Cupping is an ancient practice that goes back at least 18 centuries. The first record of cupping in China is from the book A Handbook of Prescriptions for Emergencies, by Ge Hong, a noted Taoist herbalist and alchemist who lived in the 3rd and 4th centuries C.E. Ge Hong described the use of animal horns for draining pustules. Later, in the Tang Dynasty, a book called Necessities of a Frontier Official prescribed cupping for pulmonary tuberculosis or related disorders.
Cupping is however found in many other parts of the world. Hippocrates wrote of its efficacy for treating menstrual problems, and advised on the best shape and size of cups.
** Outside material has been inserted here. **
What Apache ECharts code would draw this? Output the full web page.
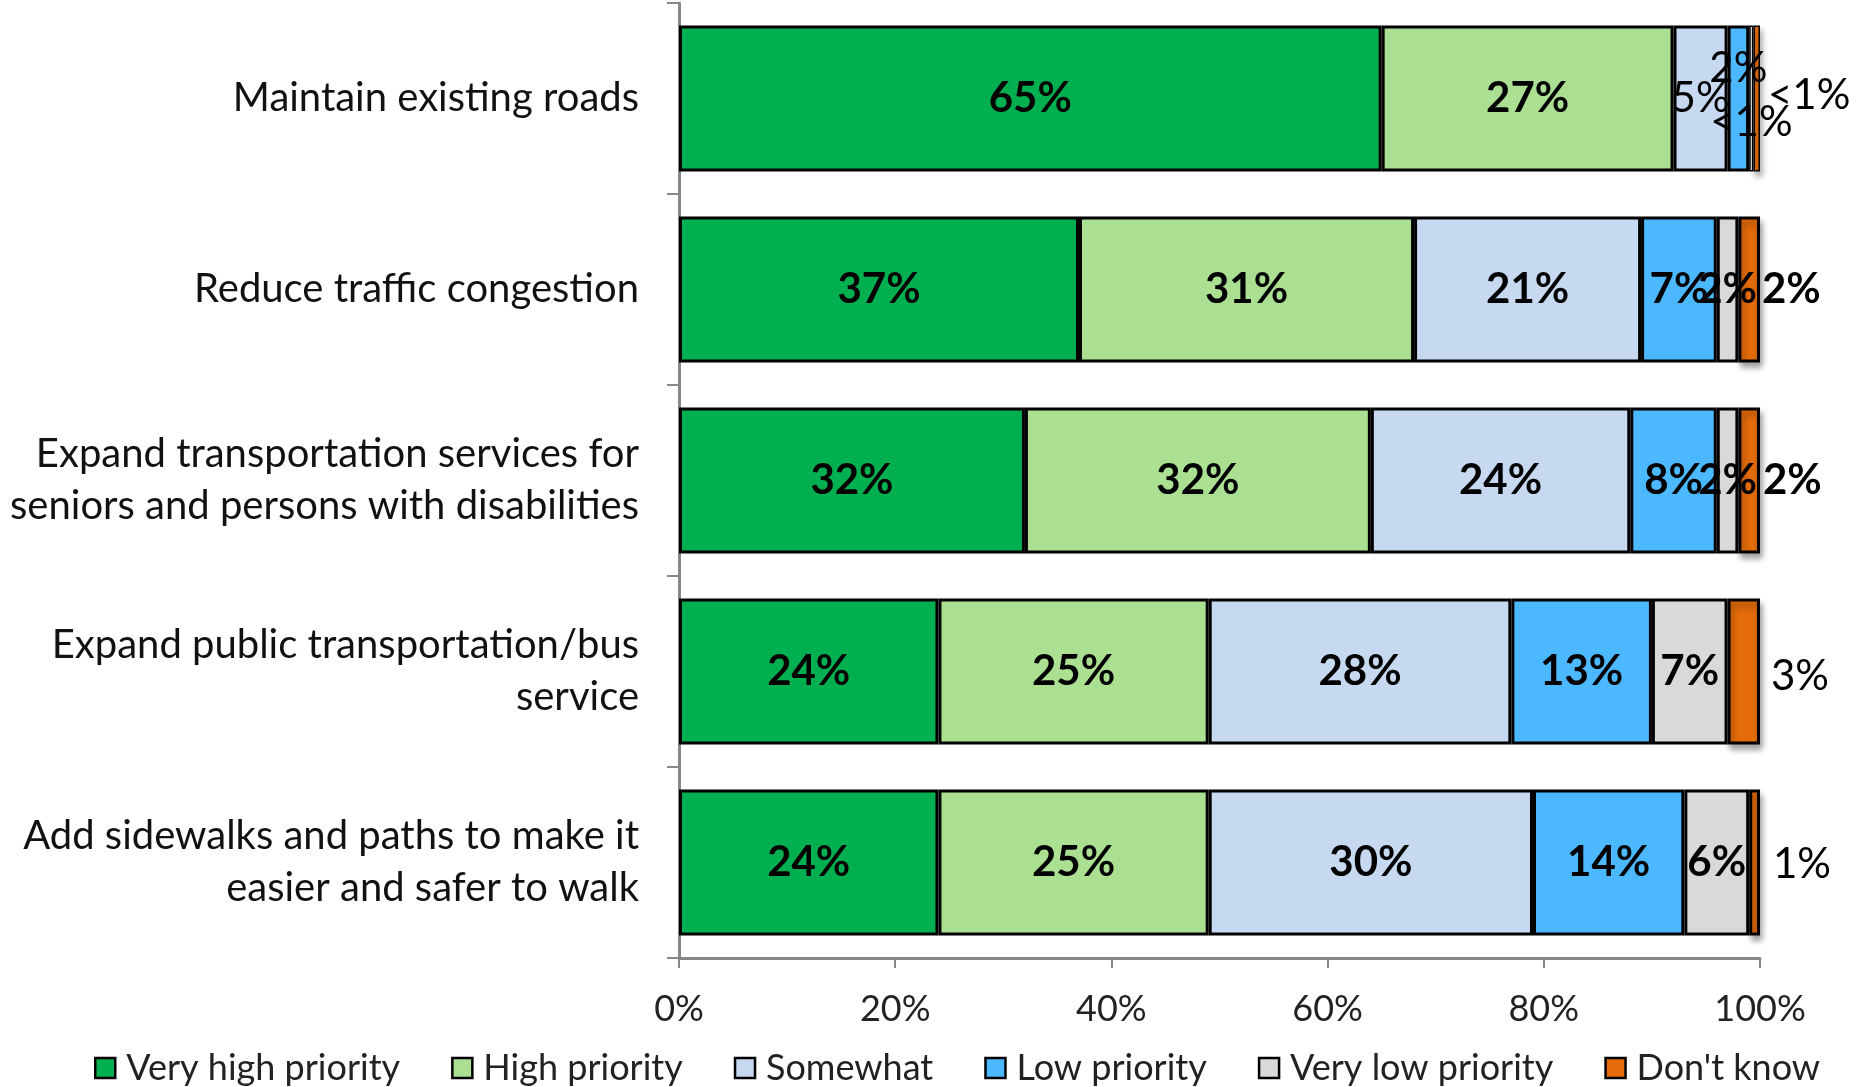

It is believed that the Greeks learned of cupping from Egypt, where there are pictograms and descriptions of cupping used to treat fever, pain, menstrual problems and vertigo. Cupping is also known in Arabia, Africa and was practiced by some of the tribes of North America. Many experts believe that cupping originated in China, and spread through India to Europe and Africa, though it is possible that the practice originated simultaneously in multiple regions.
During the Qing Dynasty, the first record is found of pottery or bamboo cups being used in China, instead of animal horns. Zhao Xuemin wrote Supplement to Outline of Materia Medica, which includes a chapter on what the author calls fire jar qi or huoquan qi. This chapter describes the use of bamboo or pottery cups in treating wind-cold type headaches, wind-caused bi syndrome, dizziness and pain in the abdomen. He notes that for greater effect, the cups can be placed over acupuncture needles during treatment.
Variations in cupping technique developed over time. This includes shuiguanfa or liquid cupping, such as when bamboo cups were boiled in an herbal tea before being applied; luoci or vein pricking, letting a small amount of blood before applying the cup to promote circulations and get rid of stasis; and gliding cupping, were the cup is moved over the surface of the skin while the suction is still active.
Cupping continued to be used around the world until modern times. In Europe and America doctors used cupping to treat colds and chest infections. In Islamic societies, cupping is known as hijamah. Russia and China worked together for a time to confirm the clinical efficacy of cupping. In China, cupping eventually developed a new use: to divert blood from the site of surgery and reduce bleeding at the incision.
Early in the 20th century, glass drinking cups replaces pottery or bamboo. Bamboo cups deteriorated over time and with repeated heating, and pottery cups tended to break extremely easily. Eventually glass devices were developed specifically for cupping. In addition to being sturdy and easy to make, glass cups made it possible for practitioners to see the skin under the cup. This made it easier to judge the response of the skin.
The glass cups were heated with fire using one of two techniques. Shanhuofa or flash fire cupping, involved lighting an alcohol soaked cotton ball inside the cup. It burned quickly, heating the air inside the cup and creating suction as the sup was placed on the skin. Dijiufa or alcohol fire cupping used a small amount of alcohol inside the cup. The alcohol was lit and burnt off, then the cup was placed on the skin.
Both these and traditional techniques relied on heat to create a vacuum. For this reason traditional uses of cupping emphasize it's effectiveness against cold. The next development changed this.
In the late 20th century, a method of cupping was developed which creating suction mechanically. Cupping jars were made with valves in the top. The practitioner attached a hand pump to the valves and pumped the air out to create a vacuum.
This method, called baguanfa or suction cup therapy has a number of advantages and some disadvantages. The major advantages are the greater control over the amount of suction and the hazards involve with using fire are avoided. However without the use of fire to provide heat, the method of cupping is not effective for treating cold conditions. Also, plastic cups are sometimes used in place of glass, and the plastic does not slide over the skin, making gliding cupping unworkable.
Cupping has evolved a great deal in its nearly two millenia. As western medical science continues to investigate this ancient treatment, it is likely that we see it continue to evolve in new directions.